I want to evaluate $$\int_0^∞ \int_0^∞ t^{x-1} s^{y-1} e^{-(s+t)} dsdt$$ which I need for some relation of gamma function. The book is suggested change of variables $s = uv$ and $t = u(1 - v)$ and claimed that $0 < s, t <∞$ implies $0 < u < ∞$ and $0 < v < 1$. I want to know how rigorously this change of variables works :
1- Intuitively, $0 < u < ∞$ and $0 < v < 1$ when $0 < s, t <∞$ for example $v$ cannot be less than $0$ because of $s = uv$ and cannot be greater than $1$ because of $t = u(1 - v)$ but why this implies sets of all $v$ is not a proper subset of $[0,1]$? Mathematically, how one proves $0 < s, t <∞$ implies $0 < u < ∞$ and $0 < v < 1$?

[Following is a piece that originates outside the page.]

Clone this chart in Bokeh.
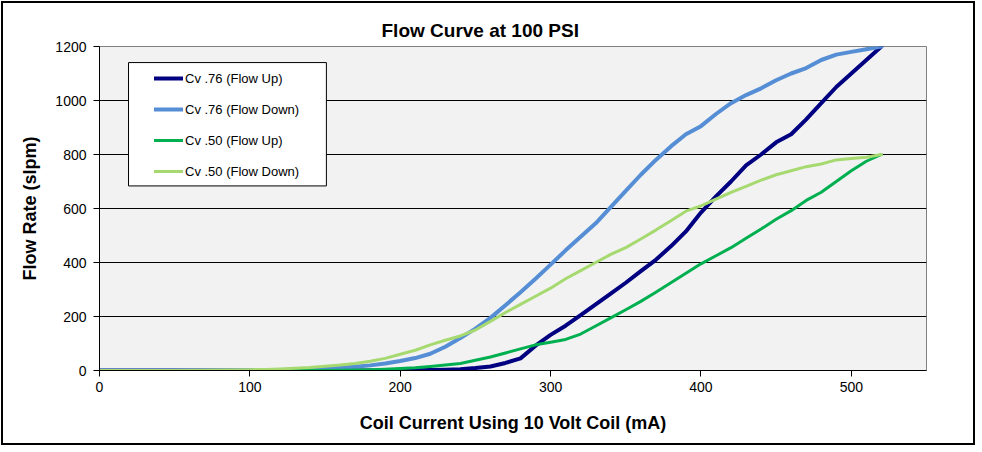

2- When I studied advanced calculus, in one variable there was always a bijection when change of variables imposed, but in two variables the book used always intuition for a One-to-one correspondence. How to establish a bijection between two sheets u-v and s-t? A general method of construction of a bijection in two dimension (to include this special) would be even better because I can learn finally the method that the book missed to express.
Solve for $u$ and $v$ in terms of $s$ and $t$. Get $u=s+t$ and $v=\frac{s}{s+t}$.
This immediately tells you what the ranges are for $u$ and $v$.